The Girl with the Needle



Original title: Pigen med nålen

Directed by: Magnus von Horn

Length: 115 min.

Country: Netherlands, Poland

Year: 2024

Premiere: Cannes 2024

Synopsis: a young girl's young adulthood in post-WWI Copenhagen. 

RATING: 5/5

REVIEW

It is hard to write about The Girl with the Needle - partly because it is best not to provide any details abot the story, partly because its subtleties prove insufficient. It is a film with perhaps the best opening sequence for an arthouse film in ages, and a new magnitude in Magnus von Horn's own career, but for the rest of the film, feels slightly "muffled".

It is sufficient to say that the film is set at the end of the Great War, a moment of fracture, mental and physical - the latter is the case of the veterans, the first mass generation to experience shell shock and mutilation. This seems to be the subtext around which the feature mostly moves, with a continuous return to the motif of the crippled human face, with some baconian derivations.





The stylistic choice ends up less ambitious: a black and white 4:3, partly in the veign of Pawlikowski, and with his film's careful attention to textures and framing, partly in the veign of Murnau and the less artificious side of german expressionism - without however inheriting either's mood. Shooting in black and white after Ida and Cold War is certainly a challenge - one that Michal Dymek overcomes. 


The subject matter of The Girl with the Needle is extremely dark, there is no question. Suprisingly, the feeling after viewing the film is that it could have been darker, eerier. The opening scene does set a frightening atmosphere, but the rest of the film maintains that degree of disturbiness only partially. The film deals with a very specific trope that is recurrent in cinema and that calls for decay, darkness, and while this lack of true gloom does not mean that the final act of the film is less disturbing, it does leave to desire for a truly atmospheric experience. 

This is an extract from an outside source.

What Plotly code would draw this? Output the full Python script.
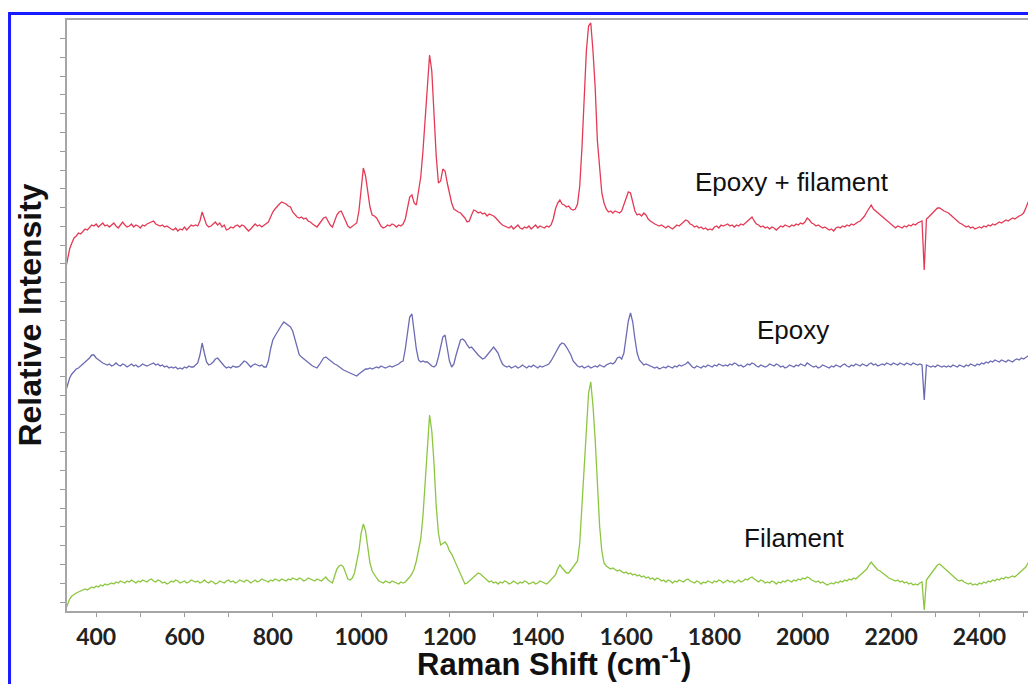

Rest assured: The Girl with the Needle is far from a bad film. In fact, in Magnus von Horn's filmography, it is definitely his best film, and proof of his skills. It is also a film that will stay with the viewer regardless of the initial appreciation, and that is bound to be appreciated over time more and more. Nonetheless, somewhere in its shadows lurks a film that could have been even better.